## Given problem
What are the lines from the one with "Convert this chart to Plotly code." through the one with "import plotly.graph_objects as go", inclusive? Output them exactly, and leave out the pictures.

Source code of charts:
START
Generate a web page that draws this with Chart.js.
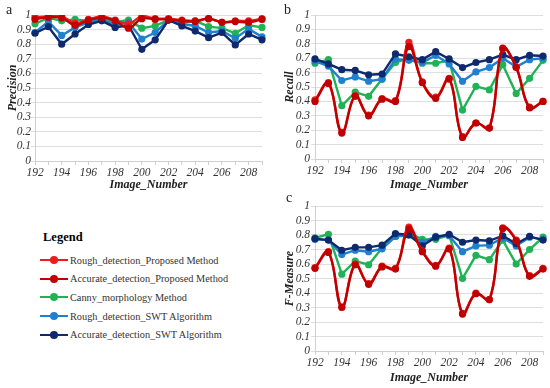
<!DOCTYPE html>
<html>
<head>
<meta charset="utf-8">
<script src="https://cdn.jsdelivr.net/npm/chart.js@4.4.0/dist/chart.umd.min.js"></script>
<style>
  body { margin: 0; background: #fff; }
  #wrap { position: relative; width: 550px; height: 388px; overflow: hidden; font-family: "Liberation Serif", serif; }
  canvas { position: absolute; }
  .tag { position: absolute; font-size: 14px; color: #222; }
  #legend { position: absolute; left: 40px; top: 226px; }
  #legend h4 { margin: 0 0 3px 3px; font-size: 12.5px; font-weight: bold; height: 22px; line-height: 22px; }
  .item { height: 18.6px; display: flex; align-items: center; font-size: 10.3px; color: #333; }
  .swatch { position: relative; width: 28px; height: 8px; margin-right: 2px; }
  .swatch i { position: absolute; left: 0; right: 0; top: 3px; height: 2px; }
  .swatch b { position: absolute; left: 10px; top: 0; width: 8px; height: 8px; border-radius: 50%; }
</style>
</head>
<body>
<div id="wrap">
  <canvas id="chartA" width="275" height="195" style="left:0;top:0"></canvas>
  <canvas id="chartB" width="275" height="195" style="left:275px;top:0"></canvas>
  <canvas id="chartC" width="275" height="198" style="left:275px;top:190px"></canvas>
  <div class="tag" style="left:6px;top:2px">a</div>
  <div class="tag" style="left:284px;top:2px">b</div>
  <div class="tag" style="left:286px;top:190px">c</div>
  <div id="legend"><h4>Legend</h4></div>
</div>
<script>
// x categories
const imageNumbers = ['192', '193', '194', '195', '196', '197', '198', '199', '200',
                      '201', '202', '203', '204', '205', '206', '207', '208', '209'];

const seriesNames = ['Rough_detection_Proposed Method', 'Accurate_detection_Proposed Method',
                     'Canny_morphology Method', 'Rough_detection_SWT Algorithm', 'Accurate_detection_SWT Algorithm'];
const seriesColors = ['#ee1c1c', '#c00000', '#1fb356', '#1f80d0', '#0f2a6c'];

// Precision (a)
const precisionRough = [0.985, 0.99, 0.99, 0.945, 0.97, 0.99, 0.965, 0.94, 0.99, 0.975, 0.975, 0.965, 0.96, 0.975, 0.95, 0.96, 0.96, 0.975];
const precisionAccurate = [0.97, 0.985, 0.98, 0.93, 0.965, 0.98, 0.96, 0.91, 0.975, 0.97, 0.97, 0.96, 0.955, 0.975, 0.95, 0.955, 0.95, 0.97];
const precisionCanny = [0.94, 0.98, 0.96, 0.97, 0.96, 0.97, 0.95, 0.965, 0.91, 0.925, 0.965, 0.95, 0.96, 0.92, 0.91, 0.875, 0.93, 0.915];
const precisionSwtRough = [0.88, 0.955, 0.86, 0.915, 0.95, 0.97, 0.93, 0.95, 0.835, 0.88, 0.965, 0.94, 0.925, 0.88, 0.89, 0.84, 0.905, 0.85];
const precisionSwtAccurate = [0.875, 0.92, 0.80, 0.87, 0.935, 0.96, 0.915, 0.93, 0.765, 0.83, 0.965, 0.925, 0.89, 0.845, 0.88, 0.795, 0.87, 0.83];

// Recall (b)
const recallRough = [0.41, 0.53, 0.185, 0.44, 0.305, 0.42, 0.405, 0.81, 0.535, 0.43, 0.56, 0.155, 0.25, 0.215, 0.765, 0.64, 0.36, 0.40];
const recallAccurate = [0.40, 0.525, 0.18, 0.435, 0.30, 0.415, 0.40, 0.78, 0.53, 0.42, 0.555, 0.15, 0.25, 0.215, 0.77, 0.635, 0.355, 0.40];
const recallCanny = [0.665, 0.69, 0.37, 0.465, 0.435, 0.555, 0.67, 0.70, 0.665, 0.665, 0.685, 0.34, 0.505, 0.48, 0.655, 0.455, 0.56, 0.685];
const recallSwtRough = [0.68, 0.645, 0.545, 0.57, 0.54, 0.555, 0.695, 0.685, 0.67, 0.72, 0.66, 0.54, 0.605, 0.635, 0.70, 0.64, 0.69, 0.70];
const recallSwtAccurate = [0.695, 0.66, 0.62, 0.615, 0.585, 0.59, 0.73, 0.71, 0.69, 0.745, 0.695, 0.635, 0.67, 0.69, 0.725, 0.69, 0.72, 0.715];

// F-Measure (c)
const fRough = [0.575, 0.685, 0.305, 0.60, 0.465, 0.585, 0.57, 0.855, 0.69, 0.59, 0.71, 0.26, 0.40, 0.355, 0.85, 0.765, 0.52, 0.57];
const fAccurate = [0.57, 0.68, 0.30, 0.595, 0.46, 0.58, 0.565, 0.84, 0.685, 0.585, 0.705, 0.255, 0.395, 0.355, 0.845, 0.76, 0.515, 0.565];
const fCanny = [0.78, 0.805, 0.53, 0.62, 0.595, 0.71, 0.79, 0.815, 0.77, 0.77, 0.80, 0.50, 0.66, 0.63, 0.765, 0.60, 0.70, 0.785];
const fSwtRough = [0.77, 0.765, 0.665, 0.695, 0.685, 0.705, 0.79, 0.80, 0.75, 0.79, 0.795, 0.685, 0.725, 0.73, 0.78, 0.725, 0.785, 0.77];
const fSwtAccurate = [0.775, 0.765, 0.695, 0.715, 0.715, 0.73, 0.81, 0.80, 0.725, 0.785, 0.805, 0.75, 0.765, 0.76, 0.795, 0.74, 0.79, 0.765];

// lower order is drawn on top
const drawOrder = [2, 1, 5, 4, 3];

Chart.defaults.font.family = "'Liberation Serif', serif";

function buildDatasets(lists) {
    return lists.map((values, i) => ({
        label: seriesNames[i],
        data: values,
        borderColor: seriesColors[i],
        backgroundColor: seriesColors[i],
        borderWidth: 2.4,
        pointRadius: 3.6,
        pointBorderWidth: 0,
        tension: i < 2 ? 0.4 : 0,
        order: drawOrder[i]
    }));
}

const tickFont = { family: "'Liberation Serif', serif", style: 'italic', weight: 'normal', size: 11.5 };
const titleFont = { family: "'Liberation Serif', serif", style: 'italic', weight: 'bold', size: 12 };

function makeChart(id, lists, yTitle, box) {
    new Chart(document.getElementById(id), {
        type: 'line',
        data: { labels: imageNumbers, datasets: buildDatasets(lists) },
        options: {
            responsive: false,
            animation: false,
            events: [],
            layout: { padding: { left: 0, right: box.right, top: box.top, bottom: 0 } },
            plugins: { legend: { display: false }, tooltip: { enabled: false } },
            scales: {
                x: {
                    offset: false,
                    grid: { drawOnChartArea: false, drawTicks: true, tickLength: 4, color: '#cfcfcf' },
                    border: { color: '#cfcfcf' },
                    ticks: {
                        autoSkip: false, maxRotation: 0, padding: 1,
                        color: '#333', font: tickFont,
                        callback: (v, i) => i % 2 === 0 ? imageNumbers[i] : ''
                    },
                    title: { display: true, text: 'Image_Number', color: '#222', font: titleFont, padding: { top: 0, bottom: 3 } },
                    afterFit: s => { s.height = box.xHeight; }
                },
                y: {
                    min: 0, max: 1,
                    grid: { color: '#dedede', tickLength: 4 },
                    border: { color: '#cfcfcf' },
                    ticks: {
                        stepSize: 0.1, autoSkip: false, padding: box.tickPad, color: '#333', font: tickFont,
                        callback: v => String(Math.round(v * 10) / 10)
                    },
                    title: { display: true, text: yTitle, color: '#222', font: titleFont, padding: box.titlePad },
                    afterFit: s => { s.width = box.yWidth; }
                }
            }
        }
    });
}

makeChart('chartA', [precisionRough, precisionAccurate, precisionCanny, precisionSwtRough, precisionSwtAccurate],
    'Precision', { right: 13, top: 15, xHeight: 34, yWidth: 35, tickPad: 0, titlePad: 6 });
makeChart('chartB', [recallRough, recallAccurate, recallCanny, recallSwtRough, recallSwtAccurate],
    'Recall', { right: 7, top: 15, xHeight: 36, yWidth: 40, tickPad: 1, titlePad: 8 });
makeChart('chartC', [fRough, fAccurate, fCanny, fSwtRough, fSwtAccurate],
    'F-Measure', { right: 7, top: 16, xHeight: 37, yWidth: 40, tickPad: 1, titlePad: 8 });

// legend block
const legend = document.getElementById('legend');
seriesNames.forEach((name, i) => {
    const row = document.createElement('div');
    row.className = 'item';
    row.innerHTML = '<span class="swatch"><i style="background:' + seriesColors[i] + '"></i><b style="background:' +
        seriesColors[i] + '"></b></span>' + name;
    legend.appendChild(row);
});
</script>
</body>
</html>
END
START
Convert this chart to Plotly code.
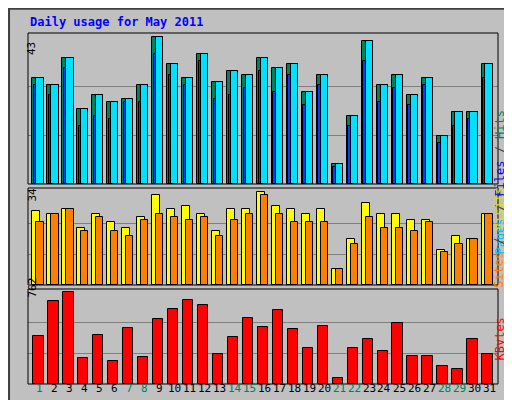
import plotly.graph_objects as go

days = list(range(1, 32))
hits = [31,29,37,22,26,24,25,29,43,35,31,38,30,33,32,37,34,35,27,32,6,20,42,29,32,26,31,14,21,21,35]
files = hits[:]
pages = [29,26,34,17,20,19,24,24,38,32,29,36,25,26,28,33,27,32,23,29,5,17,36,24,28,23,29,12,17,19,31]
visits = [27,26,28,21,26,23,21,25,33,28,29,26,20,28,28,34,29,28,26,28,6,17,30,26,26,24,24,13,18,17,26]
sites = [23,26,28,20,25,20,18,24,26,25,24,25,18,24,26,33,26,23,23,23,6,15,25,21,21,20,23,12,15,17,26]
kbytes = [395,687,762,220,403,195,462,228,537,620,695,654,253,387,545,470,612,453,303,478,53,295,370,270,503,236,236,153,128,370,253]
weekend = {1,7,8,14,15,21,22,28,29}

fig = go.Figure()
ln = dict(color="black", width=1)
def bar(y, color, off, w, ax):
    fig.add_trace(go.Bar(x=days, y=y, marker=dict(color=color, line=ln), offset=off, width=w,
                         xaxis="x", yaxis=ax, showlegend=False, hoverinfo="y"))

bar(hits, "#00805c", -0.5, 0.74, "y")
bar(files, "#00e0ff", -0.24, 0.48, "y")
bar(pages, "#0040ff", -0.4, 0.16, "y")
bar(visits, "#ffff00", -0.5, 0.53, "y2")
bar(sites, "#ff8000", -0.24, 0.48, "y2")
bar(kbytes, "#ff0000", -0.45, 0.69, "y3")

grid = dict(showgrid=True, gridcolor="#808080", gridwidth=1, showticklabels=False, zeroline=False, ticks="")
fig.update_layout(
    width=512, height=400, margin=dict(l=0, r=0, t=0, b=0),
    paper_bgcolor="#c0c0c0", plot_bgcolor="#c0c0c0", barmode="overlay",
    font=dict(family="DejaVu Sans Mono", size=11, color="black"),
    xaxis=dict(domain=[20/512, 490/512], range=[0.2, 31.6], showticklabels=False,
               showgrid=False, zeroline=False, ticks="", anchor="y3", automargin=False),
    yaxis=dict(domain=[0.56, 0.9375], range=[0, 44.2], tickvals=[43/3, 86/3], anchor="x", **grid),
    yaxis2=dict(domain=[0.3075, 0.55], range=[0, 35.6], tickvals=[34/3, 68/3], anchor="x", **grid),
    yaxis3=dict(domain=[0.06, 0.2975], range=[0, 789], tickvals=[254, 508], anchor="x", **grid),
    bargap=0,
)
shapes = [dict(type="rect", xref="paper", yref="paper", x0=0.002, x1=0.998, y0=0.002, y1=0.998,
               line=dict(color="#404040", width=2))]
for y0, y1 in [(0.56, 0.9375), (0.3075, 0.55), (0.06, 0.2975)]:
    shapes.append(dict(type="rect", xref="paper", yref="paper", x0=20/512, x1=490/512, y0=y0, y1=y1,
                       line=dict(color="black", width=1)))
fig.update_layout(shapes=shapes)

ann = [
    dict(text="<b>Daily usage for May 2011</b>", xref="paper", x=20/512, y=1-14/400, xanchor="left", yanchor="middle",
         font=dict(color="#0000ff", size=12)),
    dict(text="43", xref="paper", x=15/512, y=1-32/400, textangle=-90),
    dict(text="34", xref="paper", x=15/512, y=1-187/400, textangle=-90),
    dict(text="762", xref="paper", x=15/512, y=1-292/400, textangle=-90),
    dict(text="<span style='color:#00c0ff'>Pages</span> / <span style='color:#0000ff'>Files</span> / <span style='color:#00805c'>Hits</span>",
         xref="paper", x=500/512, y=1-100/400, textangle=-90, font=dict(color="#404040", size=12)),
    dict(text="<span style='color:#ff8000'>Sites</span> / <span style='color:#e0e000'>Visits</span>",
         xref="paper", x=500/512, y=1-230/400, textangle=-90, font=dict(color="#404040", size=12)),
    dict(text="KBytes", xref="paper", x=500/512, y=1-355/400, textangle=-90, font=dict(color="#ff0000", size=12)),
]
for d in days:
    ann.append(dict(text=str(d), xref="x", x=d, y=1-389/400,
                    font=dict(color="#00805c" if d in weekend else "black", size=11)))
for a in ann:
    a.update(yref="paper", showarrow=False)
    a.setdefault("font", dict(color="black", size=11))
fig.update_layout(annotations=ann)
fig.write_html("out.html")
END
## Final answer
Convert this chart to Plotly code.
import plotly.graph_objects as go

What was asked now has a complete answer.